* Goal
Look for the line containing "Output the web" and the line containing "const curveLabels = ['1', '2'];" in the entries below. Copy those two and all lines between them exactly, leaving out pictures.

* Input for this task

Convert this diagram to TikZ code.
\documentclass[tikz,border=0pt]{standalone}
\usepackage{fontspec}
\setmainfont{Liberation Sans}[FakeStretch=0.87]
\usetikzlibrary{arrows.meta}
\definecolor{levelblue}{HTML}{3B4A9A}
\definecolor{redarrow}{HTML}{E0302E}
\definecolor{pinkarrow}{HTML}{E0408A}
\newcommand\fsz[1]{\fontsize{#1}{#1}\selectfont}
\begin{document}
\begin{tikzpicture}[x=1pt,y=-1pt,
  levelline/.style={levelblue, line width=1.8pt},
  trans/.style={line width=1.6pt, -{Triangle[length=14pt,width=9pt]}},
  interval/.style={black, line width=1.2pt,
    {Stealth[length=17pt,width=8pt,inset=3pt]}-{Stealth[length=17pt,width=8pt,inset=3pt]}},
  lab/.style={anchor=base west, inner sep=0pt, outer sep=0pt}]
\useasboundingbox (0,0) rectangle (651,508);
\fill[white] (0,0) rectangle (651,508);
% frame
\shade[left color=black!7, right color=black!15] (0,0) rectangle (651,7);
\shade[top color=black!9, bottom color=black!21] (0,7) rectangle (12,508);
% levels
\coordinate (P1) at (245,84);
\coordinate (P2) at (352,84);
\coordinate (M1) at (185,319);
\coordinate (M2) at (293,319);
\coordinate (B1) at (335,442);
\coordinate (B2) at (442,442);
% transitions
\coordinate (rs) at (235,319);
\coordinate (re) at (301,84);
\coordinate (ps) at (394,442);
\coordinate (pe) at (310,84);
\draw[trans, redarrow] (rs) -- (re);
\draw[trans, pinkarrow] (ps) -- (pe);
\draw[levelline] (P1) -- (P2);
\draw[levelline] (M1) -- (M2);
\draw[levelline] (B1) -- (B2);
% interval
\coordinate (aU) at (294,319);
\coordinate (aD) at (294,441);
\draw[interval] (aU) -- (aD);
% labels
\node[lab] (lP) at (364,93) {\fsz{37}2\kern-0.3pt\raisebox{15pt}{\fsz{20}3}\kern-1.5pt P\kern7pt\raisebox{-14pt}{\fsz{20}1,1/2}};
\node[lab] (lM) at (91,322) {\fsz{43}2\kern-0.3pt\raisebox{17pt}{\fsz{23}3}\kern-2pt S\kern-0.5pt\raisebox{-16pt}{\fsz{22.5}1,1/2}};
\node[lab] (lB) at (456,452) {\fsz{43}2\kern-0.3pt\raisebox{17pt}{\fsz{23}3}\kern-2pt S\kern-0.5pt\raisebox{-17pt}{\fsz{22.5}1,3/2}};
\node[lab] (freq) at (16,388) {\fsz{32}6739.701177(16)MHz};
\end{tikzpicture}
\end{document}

---

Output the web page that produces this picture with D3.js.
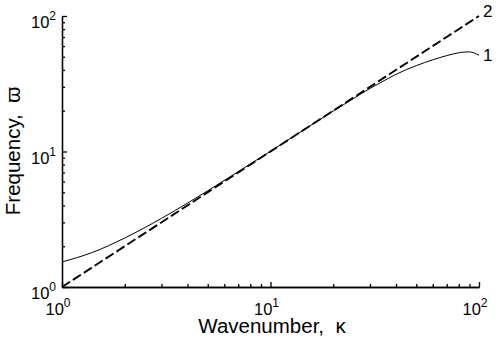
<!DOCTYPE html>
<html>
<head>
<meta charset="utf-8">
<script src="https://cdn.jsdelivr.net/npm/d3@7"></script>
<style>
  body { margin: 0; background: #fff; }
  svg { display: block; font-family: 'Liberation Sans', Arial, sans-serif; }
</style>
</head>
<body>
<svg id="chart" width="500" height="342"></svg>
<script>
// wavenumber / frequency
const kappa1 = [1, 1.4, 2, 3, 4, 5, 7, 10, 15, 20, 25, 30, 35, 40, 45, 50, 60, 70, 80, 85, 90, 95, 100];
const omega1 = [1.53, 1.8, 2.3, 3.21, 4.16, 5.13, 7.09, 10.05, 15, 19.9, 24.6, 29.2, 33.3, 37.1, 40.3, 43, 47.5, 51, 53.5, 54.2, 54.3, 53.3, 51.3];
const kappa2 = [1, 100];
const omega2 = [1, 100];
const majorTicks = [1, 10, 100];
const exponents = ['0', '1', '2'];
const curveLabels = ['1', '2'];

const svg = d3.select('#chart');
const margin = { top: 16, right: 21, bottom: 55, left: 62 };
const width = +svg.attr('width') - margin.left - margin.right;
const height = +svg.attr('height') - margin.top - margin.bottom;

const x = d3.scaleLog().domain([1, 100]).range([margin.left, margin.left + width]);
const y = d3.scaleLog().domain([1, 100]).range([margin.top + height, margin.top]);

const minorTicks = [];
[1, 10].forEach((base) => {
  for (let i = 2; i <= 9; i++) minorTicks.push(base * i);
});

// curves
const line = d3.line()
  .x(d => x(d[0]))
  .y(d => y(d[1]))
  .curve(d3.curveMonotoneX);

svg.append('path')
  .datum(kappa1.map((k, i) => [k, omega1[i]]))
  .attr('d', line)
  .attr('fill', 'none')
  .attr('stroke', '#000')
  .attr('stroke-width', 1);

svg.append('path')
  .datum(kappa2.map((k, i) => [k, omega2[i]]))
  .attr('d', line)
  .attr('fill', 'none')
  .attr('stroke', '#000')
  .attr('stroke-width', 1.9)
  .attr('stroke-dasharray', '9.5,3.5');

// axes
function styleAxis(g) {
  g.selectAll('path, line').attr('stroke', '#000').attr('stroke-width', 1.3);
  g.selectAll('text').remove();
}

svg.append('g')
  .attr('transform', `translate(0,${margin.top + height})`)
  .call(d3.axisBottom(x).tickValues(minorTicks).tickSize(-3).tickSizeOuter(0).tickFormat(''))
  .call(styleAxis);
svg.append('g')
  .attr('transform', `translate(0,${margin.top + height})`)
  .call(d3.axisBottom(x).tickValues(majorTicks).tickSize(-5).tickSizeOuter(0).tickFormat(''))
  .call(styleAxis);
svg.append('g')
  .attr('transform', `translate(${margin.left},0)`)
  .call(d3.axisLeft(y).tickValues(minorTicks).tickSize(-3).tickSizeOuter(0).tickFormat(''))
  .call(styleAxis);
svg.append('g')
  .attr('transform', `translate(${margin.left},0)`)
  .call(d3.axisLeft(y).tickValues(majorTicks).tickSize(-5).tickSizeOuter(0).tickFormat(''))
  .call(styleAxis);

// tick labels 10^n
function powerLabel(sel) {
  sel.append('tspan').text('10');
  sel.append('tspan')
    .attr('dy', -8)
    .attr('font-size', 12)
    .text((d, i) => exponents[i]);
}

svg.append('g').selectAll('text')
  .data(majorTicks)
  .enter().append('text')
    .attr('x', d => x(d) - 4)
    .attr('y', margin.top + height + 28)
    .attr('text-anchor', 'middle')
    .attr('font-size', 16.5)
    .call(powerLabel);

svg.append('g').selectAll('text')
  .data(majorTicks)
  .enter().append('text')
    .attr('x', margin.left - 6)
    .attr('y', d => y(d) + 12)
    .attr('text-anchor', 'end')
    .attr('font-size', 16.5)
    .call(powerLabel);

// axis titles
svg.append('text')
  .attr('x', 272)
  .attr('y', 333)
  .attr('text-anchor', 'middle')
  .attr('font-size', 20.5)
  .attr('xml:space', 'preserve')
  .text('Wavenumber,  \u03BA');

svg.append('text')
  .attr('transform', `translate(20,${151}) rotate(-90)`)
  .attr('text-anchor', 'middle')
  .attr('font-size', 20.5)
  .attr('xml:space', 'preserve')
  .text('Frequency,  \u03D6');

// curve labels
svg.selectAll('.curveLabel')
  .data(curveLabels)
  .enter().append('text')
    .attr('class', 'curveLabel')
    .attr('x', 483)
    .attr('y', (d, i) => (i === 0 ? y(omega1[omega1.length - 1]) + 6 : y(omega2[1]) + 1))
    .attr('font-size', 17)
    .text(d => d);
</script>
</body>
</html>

* Response
Output the web page that produces this picture with D3.js.
<!DOCTYPE html>
<html>
<head>
<meta charset="utf-8">
<script src="https://cdn.jsdelivr.net/npm/d3@7"></script>
<style>
  body { margin: 0; background: #fff; }
  svg { display: block; font-family: 'Liberation Sans', Arial, sans-serif; }
</style>
</head>
<body>
<svg id="chart" width="500" height="342"></svg>
<script>
// wavenumber / frequency
const kappa1 = [1, 1.4, 2, 3, 4, 5, 7, 10, 15, 20, 25, 30, 35, 40, 45, 50, 60, 70, 80, 85, 90, 95, 100];
const omega1 = [1.53, 1.8, 2.3, 3.21, 4.16, 5.13, 7.09, 10.05, 15, 19.9, 24.6, 29.2, 33.3, 37.1, 40.3, 43, 47.5, 51, 53.5, 54.2, 54.3, 53.3, 51.3];
const kappa2 = [1, 100];
const omega2 = [1, 100];
const majorTicks = [1, 10, 100];
const exponents = ['0', '1', '2'];
const curveLabels = ['1', '2'];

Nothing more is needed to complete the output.